In a perfect world, teams use the nonregion slate to mature and try to fix mistakes.
For Cross Creek and its fellow Region 2-AAAAA teams, that schedule gets condensed to one game.
The Razorbacks not only moved up to Class AAAAA, but have nine region games this season. After playing Hephzibah this Friday, Cross Creek’s remaining game weeks are full of region foes.
Along with playing with the large Columbia County schools, the Razorbacks are with Richmond Academy and ranked Northside (Warner Robins) and Warner Robins teams, among others.
All this for a team with fewer than 10 seniors.
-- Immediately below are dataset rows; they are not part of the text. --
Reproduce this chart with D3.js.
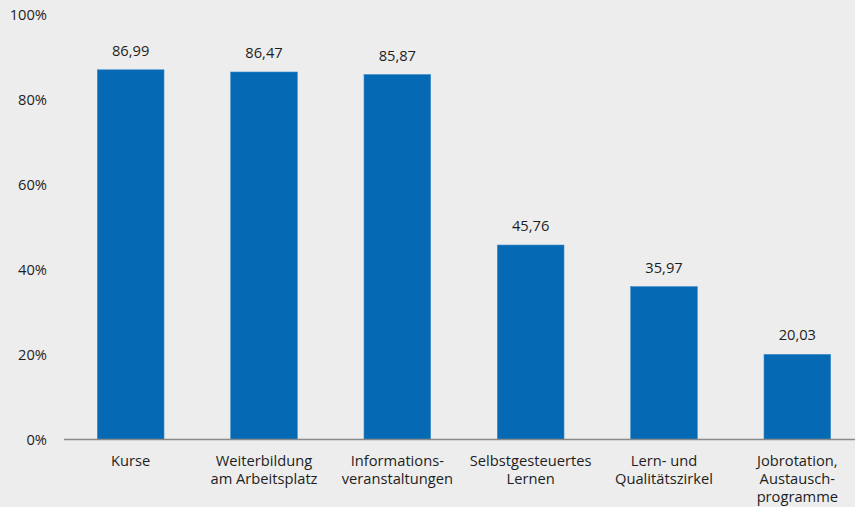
<!DOCTYPE html>
<html>
<head>
<meta charset="utf-8">
<script src="https://cdn.jsdelivr.net/npm/d3@7"></script>
<style>
  body { margin: 0; background: #ededed; }
  svg { display: block; font-family: "Open Sans", "Noto Sans", sans-serif; }
</style>
</head>
<body>
<div class="chart"></div>
<script>
const categories = [
  ["Kurse"],
  ["Weiterbildung", "am Arbeitsplatz"],
  ["Informations-", "veranstaltungen"],
  ["Selbstgesteuertes", "Lernen"],
  ["Lern- und", "Qualitätszirkel"],
  ["Jobrotation,", "Austausch-", "programme"]
];
const values = [86.99, 86.47, 85.87, 45.76, 35.97, 20.03];
const yTicks = [0, 20, 40, 60, 80, 100];

const width = 855, height = 507;
const fontSize = "14.7px";
const svg = d3.select(".chart").append("svg")
  .attr("width", width)
  .attr("height", height);

svg.append("rect").attr("width", width).attr("height", height).attr("fill", "#ededed");

const data = values.map((v, i) => ({ label: categories[i], value: v, key: i }));

const xScale = d3.scaleBand()
  .domain(data.map(d => d.key))
  .range([64, 864])
  .paddingInner(0.5)
  .paddingOuter(0.25);

const yScale = d3.scaleLinear()
  .domain([0, 100])
  .range([439.5, 14.5]);

// y tick labels
svg.selectAll(".ytick")
  .data(yTicks)
  .enter()
  .append("text")
  .attr("class", "ytick")
  .attr("x", 47)
  .attr("y", d => yScale(d))
  .attr("dy", "0.35em")
  .attr("text-anchor", "end")
  .attr("font-size", fontSize)
  .attr("fill", "#1e1e1e")
  .text(d => d + "%");

svg.selectAll(".bar")
  .data(data)
  .enter()
  .append("rect")
  .attr("class", "bar")
  .attr("x", d => xScale(d.key))
  .attr("y", d => yScale(d.value))
  .attr("width", xScale.bandwidth())
  .attr("height", d => yScale(0) - yScale(d.value))
  .attr("fill", "#0569b3")
  .attr("stroke", "#3d8ac9")
  .attr("stroke-width", 0.6);

// baseline
svg.append("line")
  .attr("x1", 64).attr("x2", width)
  .attr("y1", yScale(0)).attr("y2", yScale(0))
  .attr("stroke", "#8a8a8a")
  .attr("stroke-width", 1.5);

// value labels
svg.selectAll(".val")
  .data(data)
  .enter()
  .append("text")
  .attr("class", "val")
  .attr("x", d => xScale(d.key) + xScale.bandwidth() / 2)
  .attr("y", d => yScale(d.value) - 14)
  .attr("text-anchor", "middle")
  .attr("font-size", fontSize)
  .attr("fill", "#1e1e1e")
  .text(d => d.value.toFixed(2).replace(".", ","));

// category labels
const cats = svg.selectAll(".cat")
  .data(data)
  .enter()
  .append("text")
  .attr("class", "cat")
  .attr("text-anchor", "middle")
  .attr("font-size", fontSize)
  .attr("fill", "#1e1e1e");

cats.selectAll("tspan")
  .data(d => d.label.map(l => ({ l, x: xScale(d.key) + xScale.bandwidth() / 2 })))
  .enter()
  .append("tspan")
  .attr("x", d => d.x)
  .attr("y", (d, i) => 466 + i * 18)
  .text(d => d.l);
</script>
</body>
</html>
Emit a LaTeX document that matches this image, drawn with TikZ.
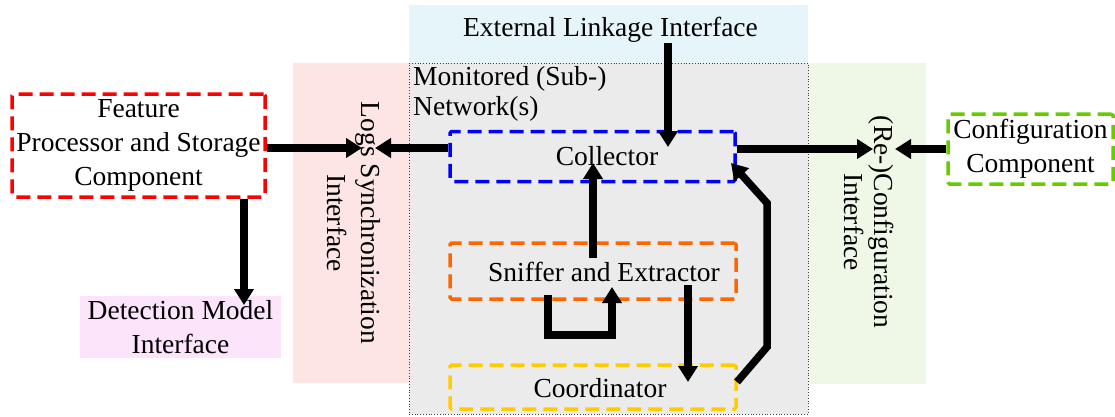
\documentclass[tikz,border=0pt]{standalone}
\usepackage{fontspec}
\setmainfont{Liberation Serif}
\usetikzlibrary{arrows.meta}
\definecolor{extc}{HTML}{E6F5FA}
\definecolor{logc}{HTML}{FDE5E5}
\definecolor{cfgc}{HTML}{EFF8E7}
\definecolor{netc}{HTML}{EBEBEB}
\definecolor{detc}{HTML}{FCE4FA}
\definecolor{bred}{HTML}{FF0000}
\definecolor{bblue}{HTML}{0000FF}
\definecolor{borange}{HTML}{FF6600}
\definecolor{byellow}{HTML}{FFCC00}
\definecolor{bgreen}{HTML}{66CC00}
\begin{document}
\begin{tikzpicture}[x=1pt,y=-1pt,
  txt/.style={font=\fontsize{27.5}{#1}\selectfont, inner sep=0pt, align=center},
  txt/.default=34,
  area/.style={fill=#1, inner sep=0pt},
  dbox/.style={draw=#1, line width=3.5pt, dash pattern=on 14pt off 7pt, inner sep=0pt, rounded corners=1.5pt},
  arr/.style={line width=7.5pt, line join=miter, -{Triangle[length=16pt,width=19pt]}},
  ]
\useasboundingbox (0,0) rectangle (1115,416);
% background areas
\node[area=extc, minimum width=399pt, minimum height=58pt] (ext) at (608.5,34) {};
\node[area=logc, minimum width=116pt, minimum height=320pt] (logs) at (351,223) {};
\node[area=cfgc, minimum width=118pt, minimum height=321pt] (cfgi) at (867,223.5) {};
\node[area=netc, draw=darkgray, dotted, line width=0.8pt, minimum width=399pt, minimum height=351pt] (net) at (608.5,238.5) {};
\node[area=detc, txt, minimum width=201pt, minimum height=62pt] (det) at (180.5,327) {Detection Model\\Interface};
% components
\node[dbox=bred, txt, minimum width=253pt, minimum height=103pt] (feat) at (138.5,145.5) {Feature\\Processor and Storage\\Component};
\node[dbox=bgreen, txt, minimum width=165pt, minimum height=70pt] (cfg) at (1030.5,149) {Configuration\\Component};
\node[dbox=bblue, minimum width=285pt, minimum height=50pt] (col) at (592.5,156.5) {};
\node[dbox=borange, minimum width=286pt, minimum height=56pt] (snf) at (593,271) {};
\node[dbox=byellow, minimum width=286pt, minimum height=44pt] (crd) at (593,387) {};
% texts
\node[txt, anchor=base] (extT) at (610.5,36) {External Linkage Interface};
\node[txt=30, align=left, anchor=north west] (netT) at (413,66) {Monitored (Sub-)\\Network(s)};
\node[txt, rotate=-90] (logsT) at (354,223) {Logs Synchronization\\Interface};
\node[txt=30, rotate=-90] (cfgT) at (869.5,222) {(Re-)Configuration\\Interface};
\node[txt, anchor=base] (colT) at (607,165) {Collector};
\node[txt, anchor=base] (snfT) at (604,281) {Sniffer and Extractor};
\node[txt, anchor=base] (crdT) at (600,397) {Coordinator};
% connectors
\coordinate (t1) at (362,148);
\draw[arr] (feat.east |- t1) -- (t1);
\coordinate (t2) at (375,148);
\draw[arr] (col.west |- t2) -- (t2);
\coordinate (e1) at (668,43);
\coordinate (t3) at (668,147);
\draw[arr] (e1) -- (t3);
\coordinate (t4) at (873,149);
\draw[arr] (col.east |- t4) -- (t4);
\coordinate (t5) at (895,149);
\draw[arr] (cfg.west) -- (t5);
\coordinate (s1) at (593,258);
\coordinate (t6) at (593,163);
\draw[arr] (s1) -- (t6);
\coordinate (l0) at (548,295);
\coordinate (l1) at (548,335);
\coordinate (t7) at (612,287);
\draw[arr] (l0) -- (l1) -| (t7);
\coordinate (s2) at (688,285);
\coordinate (t8) at (688,382);
\draw[arr] (s2) -- (t8);
\coordinate (c0) at (737,382);
\coordinate (c1) at (767,347);
\coordinate (c2) at (767,203);
\coordinate (t9) at (731,163);
\draw[arr] (c0) -- (c1) -- (c2) -- (t9);
\coordinate (t10) at (244,305);
\draw[arr] (feat.south -| t10) -- (t10);
\end{tikzpicture}
\end{document}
“We’re a lot younger than we were last year, but these guys really enjoy football,” second-year head coach Robert McCarty said. “They support each other better than they did last year and they hold each other accountable more than they did last year.
“They don’t get down when we’re not winning. They’re going to play four quarters. Whatever the score is, they’re going to be fighting.”
Cross Creek went 3-7 a season ago, with one win coming by a Westside forfeit. McCarty said one problem was the Razorbacks tried to do too much during a season in which they were overwhelmed most weeks. They were shutout four times and allowed at least 30 points in four of six region games.
This year, McCarty said the team has watered things down. Defensively, Cross Creek will use the 3-4 again, but will be more basic in what it does. The plan is to add more as the season continues.
“There were things we assumed that they knew and we took for granted,” McCarty said. “They’re still learning the basics of the game. We did a lot of teaching this summer. We’re really young, but they’re really receptive to learning.”
Offensively, Keshawn Dyson is expected to pick up rushing yards, even when lined up at quarterback, as William Hughley and Chris Williams handle the work on the line.
Hughley, who like Williams plays on both the offensive and defensive lines, thinks the keep-it-simple idea will help a young team as it goes up against strong programs.
“It’s been easier, especially for the younger guys to understand and grasp it,” he said. “They can get it and go.”